Russian opposition politician and Moscow municipal deputy Ilya Yashin has become the latest public figure to announce a run for the mayor’s post later this year.
Mayor Sergei Sobyanin is expected to secure another 5-year term in the Moscow mayoral election on Sept. 9, promising to oversee reforms in health care, metro construction and a controversial urban renewal program beyond 2018.
“I’ve decided to run in the mayoral elections to stop Sobyanin and [ ruling party] United Russia,” Yashin said in a recorded address posted on Wednesday.
“I don’t have administrative resources or oligarchs behind me, I only have your support,” he tweeted.
Dmitry Gudkov, another liberal opposition member who intended to run as “the only democratic candidate” when announcing his 2018 mayoral bid early last year, criticized the announcement as serving the interests of opposition leader Alexei Navalny.

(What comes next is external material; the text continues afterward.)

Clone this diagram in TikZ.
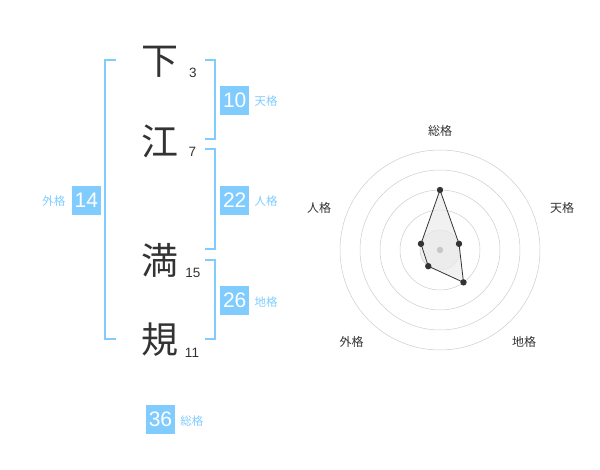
\documentclass[tikz,border=0pt]{standalone}
\usepackage{fontspec}
\setmainfont{Liberation Sans}
\newfontfamily\cjk{Noto Sans CJK JP}
\usetikzlibrary{calc, positioning}
\definecolor{kakublue}{RGB}{128,204,255}
\definecolor{ink}{RGB}{51,51,51}

\begin{document}
\begin{tikzpicture}[x=1pt, y=-1pt,
  kanji/.style={font=\cjk\fontsize{37}{37}\selectfont, text=ink, inner sep=0pt},
  strokes/.style={font=\fontsize{13.5}{13.5}\selectfont, text=ink, inner sep=0pt},
  kakubox/.style={fill=kakublue, text=white, minimum size=29pt, inner sep=0pt,
    font=\fontsize{21}{21}\selectfont},
  kakulabel/.style={font=\cjk\fontsize{11.5}{12}\selectfont, text=kakublue, inner sep=0pt},
  bracket/.style={draw=kakublue, line width=2pt},
  ring/.style={draw=black!20, line width=0.5pt},
  axislabel/.style={font=\cjk\fontsize{12}{12}\selectfont, text=ink, inner sep=0pt},
  dot/.style={fill=ink}]

  \useasboundingbox (0,0) rectangle (600,470);

  % 名前
  \node[kanji] (k1) at (160,62)  {下};
  \node[kanji] (k2) at (160,141) {江};
  \node[kanji] (k3) at (160,260) {満};
  \node[kanji] (k4) at (160,340) {規};
  \node[strokes] (s1) at (193,72.7) {3};
  \node[strokes] (s2) at (192.5,152) {7};
  \node[strokes] (s3) at (193,272.5) {15};
  \node[strokes] (s4) at (192,353) {11};

  % 括弧
  \draw[bracket] (116,60) -| (105,339.3) -- (116,339.3);
  \draw[bracket] (205,60) -| (214.5,139.3) -- (205,139.3);
  \draw[bracket] (205,149.3) -| (214.5,249.3) -- (205,249.3);
  \draw[bracket] (205,260) -| (214.5,339.3) -- (205,339.3);

  % 五格
  \node[kakubox] (ten)   at (234.7,100.3) {10};
  \node[kakubox] (jin)   at (234.7,200.3) {22};
  \node[kakubox] (chi)   at (234.7,300.3) {26};
  \node[kakubox] (gai)   at (86.3,200.3)  {14};
  \node[kakubox] (sou)   at (160.5,419.3) {36};
  \node[kakulabel, right=5pt of ten, yshift=-0.5pt] {天格};
  \node[kakulabel, right=5pt of jin, yshift=-0.5pt] {人格};
  \node[kakulabel, right=5pt of chi, yshift=-1.5pt] {地格};
  \node[kakulabel, left=6pt of gai, yshift=-0.5pt]  {外格};
  \node[kakulabel, right=5pt of sou, yshift=-2pt]   {総格};

  % レーダー
  \coordinate (O) at (440,250);
  \fill[black!6] (O) circle (20);
  \foreach \r in {20,40,...,100}
    \draw[ring] (O) circle (\r);

  \coordinate (P1) at ($(O)+(-90:60)$);   % 総格
  \coordinate (P2) at ($(O)+(-18:20)$);   % 天格
  \coordinate (P3) at ($(O)+(54:40)$);    % 地格
  \coordinate (P4) at ($(O)+(126:20)$);   % 外格
  \coordinate (P5) at ($(O)+(198:20)$);   % 人格

  \filldraw[fill=black!8, fill opacity=0.7, draw=ink, line width=0.8pt]
    (P1)--(P2)--(P3)--(P4)--(P5)--cycle;
  \fill[black!22] (O) circle (3.2);
  \foreach \p in {P1,P2,P3,P4,P5}
    \fill[dot] (\p) circle (3.2);

  \node[axislabel] (a1) at (440,130.5) {総格};
  \node[axislabel] (a2) at (562,208.3) {天格};
  \node[axislabel] (a3) at (524,341.7) {地格};
  \node[axislabel] (a4) at (351.7,341.7) {外格};
  \node[axislabel] (a5) at (319,208.3) {人格};
\end{tikzpicture}
\end{document}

“No one should ask me about the democrats’ unity anymore […] the first thought is always about how to sink the competition,” he tweeted.
Navalny welcomed Yashin’s announcement and addressed Gudkov’s criticism by reiterating his earlier pledge to support “any candidate who wins the primaries” in a post on his website.
In his announcement, Yashin said he supported democratic primaries to put forward a single candidate from the opposition ahead of the Sept. 9 vote.